Can Hyundai survive?

The auto industry is going through a massive disruption. Analysts say that the time will come when it becomes clear who are the survivors and who are the losers, destined to disappear.

That time is coming soon, they say.

“The auto industry is already facing oversupplies, and in the future, there will be a lot of companies that disappear,” Chung said during the town hall meeting.

Will the Korean chaebol running at the new Hyundai speed be able to survive?

Though the group has teamed up with mainstream player Aptiv in self-driving technology, some researchers still raise doubts.

“Cars are selling less, and R&D costs for future car development are increasing astronomically,” said Lee Hang-koo, a senior researcher at the Korea Institute for Industrial Economics and Trade. “For a partnership to work, companies need to have things they can give and take.

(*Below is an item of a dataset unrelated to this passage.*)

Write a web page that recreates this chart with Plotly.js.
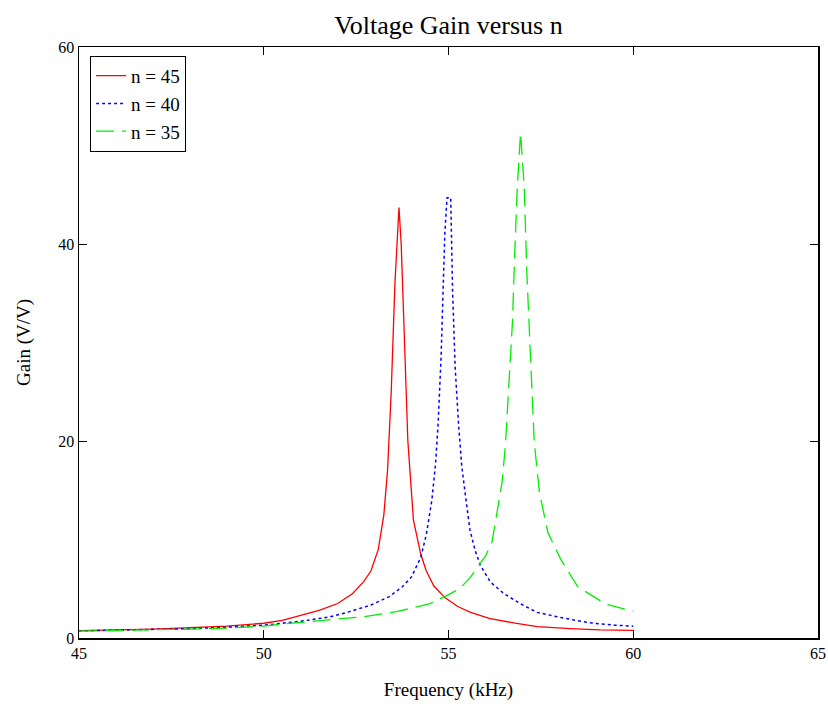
<!DOCTYPE html>
<html>
<head>
<meta charset="utf-8">
<script src="https://cdn.plot.ly/plotly-3.0.1.min.js"></script>
<style>html,body{margin:0;padding:0;background:#fff;}#chart{width:828px;height:710px;}</style>
</head>
<body>
<div id="chart"></div>
<script>
const seriesNames = ["n = 45", "n = 40", "n = 35"];

const freq45 = [45, 46, 47, 48, 49, 50, 50.5, 51, 51.5, 52, 52.4, 52.7, 52.9, 53.1, 53.25, 53.35, 53.45, 53.55, 53.66, 53.72, 53.8, 53.9, 54.05, 54.25, 54.4, 54.6, 54.9, 55.25, 55.6, 56.1, 56.8, 57.4, 58.3, 59.1, 60];
const gain45 = [0.74, 0.8, 0.9, 1.05, 1.2, 1.5, 1.8, 2.3, 2.8, 3.5, 4.5, 5.7, 6.8, 9.0, 12.5, 17, 25, 36, 43.7, 40, 30, 20, 12, 8.5, 6.8, 5.3, 4.1, 3.2, 2.6, 2.0, 1.5, 1.15, 0.95, 0.82, 0.78];

const freq40 = [45, 46, 47, 48, 49, 50, 51, 51.8, 52.3, 52.9, 53.4, 53.75, 54.0, 54.25, 54.4, 54.55, 54.65, 54.72, 54.8, 54.86, 54.9, 54.96, 55.06, 55.11, 55.18, 55.27, 55.36, 55.45, 55.58, 55.72, 55.86, 56.13, 56.5, 56.96, 57.4, 58.05, 58.8, 59.5, 60];
const gain40 = [0.72, 0.78, 0.85, 0.95, 1.1, 1.3, 1.7, 2.15, 2.65, 3.35, 4.2, 5.2, 6.2, 8.2, 10.5, 14, 17.7, 21.8, 28.6, 35.3, 41, 44.7, 44.7, 35.3, 27.5, 21.8, 17.4, 14.7, 11.0, 8.9, 7.4, 5.7, 4.5, 3.45, 2.6, 2.07, 1.55, 1.3, 1.2];

const freq35 = [45, 46, 47, 48, 49, 50, 50.6, 51.5, 52.4, 52.7, 53.6, 54.5, 54.9, 55.3, 55.58, 55.85, 56.0, 56.18, 56.31, 56.45, 56.54, 56.63, 56.73, 56.79, 56.86, 56.95, 57.05, 57.12, 57.21, 57.32, 57.46, 57.69, 58.05, 58.5, 59.25, 60];
const gain35 = [0.7, 0.75, 0.82, 0.9, 1.0, 1.2, 1.45, 1.73, 2.0, 2.16, 2.67, 3.5, 4.2, 5.0, 6.1, 7.6, 8.3, 9.8, 12.7, 15.8, 19.6, 25.1, 32, 38.8, 45.7, 51.3, 45.7, 37.1, 28.5, 19.9, 14.8, 10.7, 7.9, 5.2, 3.45, 2.7];

const xTicks = [45, 50, 55, 60, 65];
const yTicks = [0, 20, 40, 60];

const font = "'Liberation Serif', 'Times New Roman', serif";

const traces = [
  {x: freq45, y: gain45, name: seriesNames[0], type: "scatter", mode: "lines",
   line: {color: "#ff0000", width: 1.3, dash: "solid"}},
  {x: freq40, y: gain40, name: seriesNames[1], type: "scatter", mode: "lines",
   line: {color: "#0000ff", width: 1.5, dash: "dot"}},
  {x: freq35, y: gain35, name: seriesNames[2], type: "scatter", mode: "lines",
   line: {color: "#00ee00", width: 1.3, dash: "18px,8px"}}
];

const layout = {
  width: 828, height: 710,
  margin: {l: 79, r: 10, t: 47, b: 72},
  paper_bgcolor: "#fff", plot_bgcolor: "#fff",
  font: {family: font, color: "#000", size: 16},
  showlegend: true,
  title: {text: "Voltage Gain versus n", font: {family: font, size: 26, color: "#000"},
          xref: "paper", x: 0.5, xanchor: "center", yref: "container", y: 0.965, yanchor: "middle"},
  xaxis: {
    range: [45, 65], tickvals: xTicks, ticktext: xTicks.map(String),
    showgrid: false, zeroline: false, showline: true, linecolor: "#000", linewidth: 1.5,
    mirror: "ticks", ticks: "inside", ticklen: 8, tickcolor: "#000", tickwidth: 1,
    tickfont: {family: font, size: 16},
    title: {text: "Frequency (kHz)", font: {family: font, size: 19}, standoff: 22}
  },
  yaxis: {
    range: [0, 60], tickvals: yTicks, ticktext: yTicks.map(String),
    showgrid: false, zeroline: false, showline: true, linecolor: "#000", linewidth: 1.5,
    mirror: "ticks", ticks: "inside", ticklen: 8, tickcolor: "#000", tickwidth: 1,
    tickfont: {family: font, size: 16},
    title: {text: "Gain (V/V)", font: {family: font, size: 19}, standoff: 22}
  },
  legend: {
    x: 0.015, y: 0.985, xanchor: "left", yanchor: "top",
    bgcolor: "#fff", bordercolor: "#000", borderwidth: 1,
    font: {family: font, size: 19, color: "#000"},
    tracegroupgap: 0, itemwidth: 30
  }
};

Plotly.newPlot("chart", traces, layout, {displayModeBar: false, staticPlot: true});
</script>
</body>
</html>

Hyundai Motor, yet, does not have a lot to offer.”

“What [the group] now needs is detail,” Koh from Hi Investment & Securities said. “Spending money, anyone can do. But to actually make something out of a strategic investment, [the management] should take care of the details.”

“We will have to see how effective Chung’s leadership is when global demand for cars further shrinks in the years to come,” said Eim Eun-young, an auto analyst at Samsung Securities.